→ **WORK REQUIRED**
Don't include pictures. Quote the lines below from the first through the line that contains "-24.84, -24.97, -25.0];".

---------- LISTED RECORDS ----------

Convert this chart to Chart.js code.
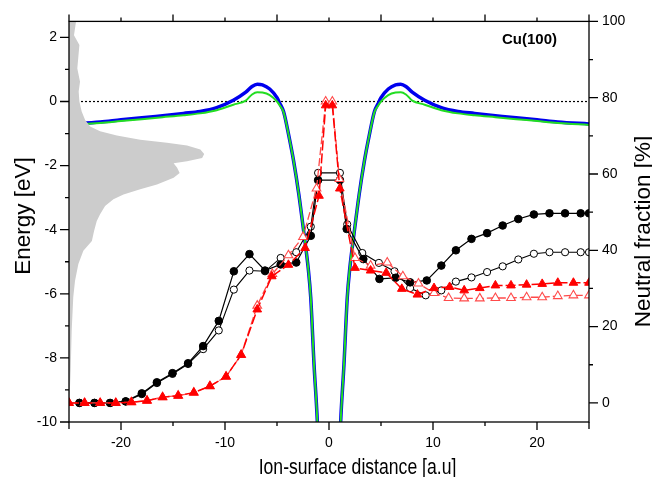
<!DOCTYPE html>
<html><head><meta charset="utf-8">
<script src="https://cdn.jsdelivr.net/npm/chart.js@4.4.1/dist/chart.umd.min.js"></script>
<style>html,body{margin:0;padding:0;background:#fff;overflow:hidden}canvas{display:block}</style>
</head><body>
<canvas id="c" width="652" height="477"></canvas>
<script>
// ---- tick labels ----
const xTickValues = [-20, -10, 0, 10, 20];
const energyTickValues = [-10, -8, -6, -4, -2, 0, 2];
const fractionTickValues = [0, 20, 40, 60, 80, 100];

// ---- gray density-of-states profile (edge x vs energy) ----
const dosE = [2.7, 2.48, 2.07, 1.76, 1.03, 0.62, 0.31, 0, -0.31, -0.57, -0.78, -0.93, -1.06, -1.19, -1.29, -1.37, -1.50, -1.64, -1.76, -1.86, -1.93, -2.07, -2.23, -2.38, -2.59, -2.74, -2.90, -3.05, -3.26, -3.52, -3.73, -4.04, -4.35, -4.66, -5.07, -5.59, -6.11, -7.14, -8.39, -9.42, -10.5];
const dosX = [-24.35, -24.33, -24.52, -24.0, -24.2, -23.94, -24.07, -24.0, -23.78, -23.46, -22.97, -22.01, -20.4, -18.15, -15.58, -13.65, -12.37, -12.0, -12.2, -13.65, -14.94, -14.6, -14.36, -14.94, -16.54, -18.15, -19.76, -20.73, -21.53, -22.01, -22.33, -22.59, -22.8, -23.62, -24.1, -24.42, -24.59, -24.74, -24.84, -24.97, -25.0];

// ---- energy level curves ----
const levelX = [-25, -22, -20, -18, -16, -14, -12.4, -10.8, -9.2, -8.0, -7.4, -6.9, -6.4, -5.7, -5.0, -4.7, -4.37, -3.88, -3.4, -2.9, -2.4, -2.0, -1.76, -1.44, -1.12, -0.95, 0,
                0.95, 1.12, 1.44, 1.76, 2.0, 2.4, 2.9, 3.4, 3.88, 4.37, 4.7, 5.0, 5.7, 6.4, 6.9, 7.4, 8.0, 9.2, 10.8, 12.4, 14, 16, 18, 20, 22, 25];
const blueE = [-0.70, -0.64, -0.57, -0.51, -0.44, -0.37, -0.31, -0.19, 0.04, 0.29, 0.47, 0.54, 0.52, 0.39, 0.12, -0.08, -0.31, -1.04, -1.86, -2.9, -4.14, -5.2, -6.1, -8.2, -10, -11.5, null,
               -11.5, -10, -8.2, -6.1, -5.2, -4.14, -2.9, -1.86, -1.04, -0.31, -0.08, 0.12, 0.39, 0.52, 0.54, 0.47, 0.29, 0.04, -0.19, -0.31, -0.37, -0.44, -0.51, -0.57, -0.64, -0.70];
const greenE = [-0.73, -0.67, -0.61, -0.55, -0.49, -0.43, -0.37, -0.27, -0.10, 0.03, 0.22, 0.29, 0.28, 0.20, 0.0, -0.14, -0.33, -1.04, -1.86, -2.9, -4.14, -5.2, -6.1, -8.2, -10, -11.5, null,
                -11.5, -10, -8.2, -6.1, -5.2, -4.14, -2.9, -1.86, -1.04, -0.33, -0.14, 0.0, 0.20, 0.28, 0.29, 0.22, 0.03, -0.10, -0.27, -0.37, -0.43, -0.49, -0.55, -0.61, -0.67, -0.73];
const fermiX = [-25, 25];
const fermiE = [0, 0];

// ---- neutral fraction series ----
const fcX = [-24, -22.55, -21.05, -19.55, -18, -16.55, -15.05, -13.55, -12.1, -10.6, -9.15, -7.65, -6.15, -4.65, -3.15, -1.75, -1.05, 1.05, 1.7, 3.3, 4.85, 6.4, 7.8, 9.4, 10.8, 12.2, 13.7, 15.2, 16.7, 18.2, 19.7, 21.2, 22.7, 24.2, 25];
const fcY = [0, 0, 0, 0.4, 2.5, 5.4, 7.8, 10.4, 14.9, 21.5, 34.5, 39.0, 34.7, 36.3, 36.8, 43.8, 58.4, 58.4, 45.6, 37.7, 32.5, 32.8, 31.6, 32.1, 36.0, 40.0, 43.0, 44.5, 46.5, 48.2, 49.4, 49.7, 49.7, 49.7, 49.7];
const ocX = [-24, -22.55, -21.05, -19.55, -18, -16.55, -15.05, -13.55, -12.1, -10.6, -9.15, -7.65, -6.15, -4.65, -3.15, -1.75, -1.05, 1.05, 1.75, 3.2, 4.8, 6.3, 7.8, 9.3, 10.8, 12.2, 13.7, 15.2, 16.7, 18.2, 19.7, 21.2, 22.7, 24.2, 25];
const ocY = [0, 0, 0, 0.4, 2.3, 5.2, 7.6, 10.2, 14.1, 19.0, 29.7, 34.7, 34.5, 38.0, 39.5, 46.2, 60.3, 60.3, 46.8, 39.3, 36.7, 34.5, 30.1, 28.2, 29.5, 31.8, 32.9, 34.3, 35.8, 37.6, 39.1, 39.5, 39.5, 39.5, 39.5];
const ftX = [-25, -23.5, -22, -20.5, -19, -17.5, -16, -14.5, -13, -11.45, -9.9, -8.45, -6.9, -5.5, -3.9, -2.3, -0.96, -0.32, 0.32, 1.04, 2.5, 4.0, 5.5, 7.0, 8.5, 10.1, 11.6, 13.0, 14.5, 16.0, 17.5, 19.0, 20.5, 22.0, 23.5, 25.0];
const ftY = [0, 0, 0, 0, 0.2, 0.6, 1.5, 1.9, 2.7, 4.4, 6.9, 12.6, 24.5, 33.2, 36.2, 40.6, 54.3, 78, 78, 56.2, 35.4, 34.7, 34.1, 29.9, 28.4, 30.1, 30.4, 29.5, 30.1, 30.8, 30.8, 31.0, 31.2, 31.5, 31.5, 31.5];
const otX = [-25, -23.5, -22, -20.5, -19, -17.5, -16, -14.5, -13, -11.45, -9.9, -8.45, -6.9, -5.45, -3.9, -2.5, -1.2, -0.32, 0.32, 1.0, 2.5, 4.0, 5.6, 7.1, 8.6, 10.1, 11.5, 13.0, 14.5, 16.0, 17.5, 19.0, 20.5, 22.0, 23.5, 25.0];
const otY = [0, 0, 0, 0, 0.2, 0.6, 1.5, 1.9, 2.7, 4.4, 6.9, 12.6, 25.5, 33.8, 38.7, 43.5, 56.2, 79, 79, 58.7, 38.0, 36.0, 36.8, 33.2, 31.3, 28.8, 27.5, 27.4, 27.4, 27.5, 27.5, 27.7, 27.7, 28.0, 28.2, 28.2];

const pts = (xs, ys) => xs.map((x, i) => ({x: x, y: ys[i]}));
// closed outline of the DOS shape, closed along the left axis
const dosShape = pts(dosX, dosE).concat([{x: -25, y: dosE[0]}]);

const FONT = '"Liberation Sans", Arial, Helvetica, sans-serif';

const frame = {
  id: 'frame',
  afterDraw(chart) {
    const {ctx, chartArea: a, scales} = chart;
    const sx = scales.x, sy = scales.y, sy2 = scales.y2;
    ctx.save();
    ctx.strokeStyle = '#000';
    ctx.lineWidth = 1.3;
    ctx.strokeRect(a.left, a.top, a.right - a.left, a.bottom - a.top);
    ctx.beginPath();
    for (let v = -25; v <= 25; v += 5) {
      const px = sx.getPixelForValue(v);
      const major = v % 10 === 0;
      const lb = Math.abs(v) === 25 ? 7 : (major ? 8 : 4);
      ctx.moveTo(px, a.bottom); ctx.lineTo(px, a.bottom + lb);
      const lt = major ? 4 : 7;
      ctx.moveTo(px, a.top); ctx.lineTo(px, a.top - lt);
    }
    for (let v = -10; v <= 2; v++) {
      const py = sy.getPixelForValue(v);
      const len = v % 2 === 0 ? 9 : 4;
      ctx.moveTo(a.left, py); ctx.lineTo(a.left - len, py);
    }
    for (let v = 0; v <= 100; v += 10) {
      const py = sy2.getPixelForValue(v);
      const len = v % 20 === 0 ? 9 : 4;
      ctx.moveTo(a.right, py); ctx.lineTo(a.right + len, py);
    }
    ctx.stroke();

    ctx.fillStyle = '#000';
    ctx.textAlign = 'center';
    ctx.textBaseline = 'alphabetic';
    ctx.save();
    ctx.font = '22.5px ' + FONT;
    ctx.translate(30, 216);
    ctx.rotate(-Math.PI / 2);
    ctx.fillText('Energy [eV]', 0, 0);
    ctx.restore();
    ctx.save();
    ctx.font = '22.5px ' + FONT;
    ctx.translate(650, 231.5);
    ctx.rotate(-Math.PI / 2);
    ctx.fillText('Neutral fraction [%]', 0, 0);
    ctx.restore();
    ctx.save();
    ctx.font = '22px ' + FONT;
    ctx.translate(357.5, 474);
    ctx.scale(0.8, 1);
    ctx.fillText('Ion-surface distance [a.u]', 0, 0);
    ctx.restore();
    ctx.font = 'bold 15px ' + FONT;
    ctx.fillText('Cu(100)', 529.5, 43.5);
    ctx.restore();
  }
};

const tickFont = {family: FONT, size: 14};

new Chart(document.getElementById('c'), {
  type: 'line',
  data: {
    datasets: [
      {label: 'filled triangles', data: pts(ftX, ftY), yAxisID: 'y2', borderColor: '#ff0000', borderWidth: 1.5, borderDash: [10, 3],
       pointStyle: 'triangle', pointRadius: 5, pointBackgroundColor: '#ff0000', pointBorderColor: '#ff0000', pointBorderWidth: 1, fill: false, clip: 0},
      {label: 'open triangles', data: pts(otX, otY), yAxisID: 'y2', borderColor: '#ff4a4a', borderWidth: 1.3, borderDash: [8, 3],
       pointStyle: 'triangle', pointRadius: 5, pointBackgroundColor: '#ffffff', pointBorderColor: '#ff4a4a', pointBorderWidth: 1.1, fill: false, clip: 0},
      {label: 'filled circles', data: pts(fcX, fcY), yAxisID: 'y2', borderColor: '#000', borderWidth: 1.2,
       pointStyle: 'circle', pointRadius: 3.8, pointBackgroundColor: '#000', pointBorderColor: '#000', pointBorderWidth: 1, fill: false, clip: 0},
      {label: 'open circles', data: pts(ocX, ocY), yAxisID: 'y2', borderColor: '#000', borderWidth: 1.1,
       pointStyle: 'circle', pointRadius: 3.6, pointBackgroundColor: '#fff', pointBorderColor: '#000', pointBorderWidth: 1, fill: false, clip: 0},
      {label: 'DOS', data: dosShape, yAxisID: 'y', borderWidth: 0, borderColor: 'rgba(0,0,0,0)', backgroundColor: '#cccccc',
       fill: 'shape', pointRadius: 0, tension: 0, clip: 0},
      {label: 'green', data: pts(levelX, greenE), yAxisID: 'y', borderColor: '#22dd22', borderWidth: 2, pointRadius: 0,
       cubicInterpolationMode: 'monotone', fill: false, spanGaps: false, clip: 0},
      {label: 'blue', data: pts(levelX, blueE), yAxisID: 'y', borderColor: '#0000ee', borderWidth: 3.5, pointRadius: 0,
       cubicInterpolationMode: 'monotone', fill: false, spanGaps: false, clip: 0},
      {label: 'Fermi', data: pts(fermiX, fermiE), yAxisID: 'y', borderColor: '#000', borderWidth: 1.2, borderDash: [2, 2], pointRadius: 0, fill: false, clip: 0}
    ]
  },
  options: {
    responsive: false,
    animation: false,
    devicePixelRatio: 1,
    layout: {padding: {top: 19, left: 0, right: 0, bottom: 0}},
    plugins: {legend: {display: false}, tooltip: {enabled: false}},
    scales: {
      x: {type: 'linear', position: 'bottom', min: -25, max: 25,
          afterBuildTicks: s => { s.ticks = xTickValues.map(v => ({value: v})); },
          afterFit: s => { s.height = 55; },
          grid: {display: false, drawTicks: false}, border: {display: false},
          ticks: {font: tickFont, color: '#000', padding: 13, maxRotation: 0, autoSkip: false, callback: v => String(v)}},
      y: {type: 'linear', position: 'left', min: -10, max: 2.5,
          afterBuildTicks: s => { s.ticks = energyTickValues.map(v => ({value: v})); },
          afterFit: s => { s.width = 69; },
          grid: {display: false, drawTicks: false}, border: {display: false},
          ticks: {font: tickFont, color: '#000', padding: 12, autoSkip: false, callback: v => String(v)}},
      y2: {type: 'linear', position: 'right', min: -5, max: 100,
          afterBuildTicks: s => { s.ticks = fractionTickValues.map(v => ({value: v})); },
          afterFit: s => { s.width = 63; },
          grid: {display: false, drawTicks: false}, border: {display: false},
          ticks: {font: tickFont, color: '#000', padding: 13, autoSkip: false, callback: v => String(v)}}
    }
  },
  plugins: [frame]
});
</script>
</body></html>
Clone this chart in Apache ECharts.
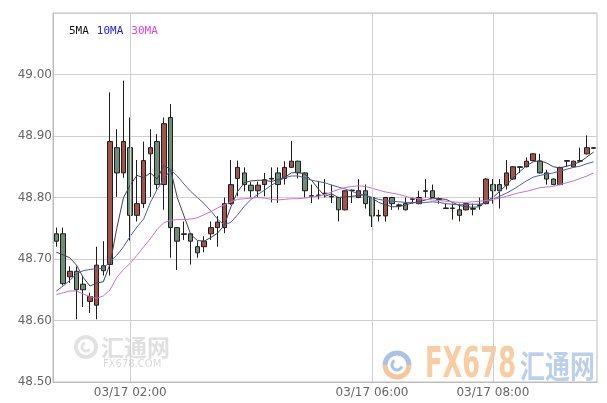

----------

→ **TASK SOLUTION**
Convert this chart to Chart.js code.
<!DOCTYPE html>
<html><head><meta charset="utf-8">
<script src="https://cdn.jsdelivr.net/npm/chart.js@4.4.1/dist/chart.umd.min.js"></script>
<style>html,body{margin:0;padding:0;background:#fff;overflow:hidden}canvas{display:block}</style>
</head><body>
<canvas id="c" width="652" height="477"></canvas>
<script>
// ---- tick labels ----
const xTickValues = [-20, -10, 0, 10, 20];
const energyTickValues = [-10, -8, -6, -4, -2, 0, 2];
const fractionTickValues = [0, 20, 40, 60, 80, 100];

// ---- gray density-of-states profile (edge x vs energy) ----
const dosE = [2.7, 2.48, 2.07, 1.76, 1.03, 0.62, 0.31, 0, -0.31, -0.57, -0.78, -0.93, -1.06, -1.19, -1.29, -1.37, -1.50, -1.64, -1.76, -1.86, -1.93, -2.07, -2.23, -2.38, -2.59, -2.74, -2.90, -3.05, -3.26, -3.52, -3.73, -4.04, -4.35, -4.66, -5.07, -5.59, -6.11, -7.14, -8.39, -9.42, -10.5];
const dosX = [-24.35, -24.33, -24.52, -24.0, -24.2, -23.94, -24.07, -24.0, -23.78, -23.46, -22.97, -22.01, -20.4, -18.15, -15.58, -13.65, -12.37, -12.0, -12.2, -13.65, -14.94, -14.6, -14.36, -14.94, -16.54, -18.15, -19.76, -20.73, -21.53, -22.01, -22.33, -22.59, -22.8, -23.62, -24.1, -24.42, -24.59, -24.74, -24.84, -24.97, -25.0];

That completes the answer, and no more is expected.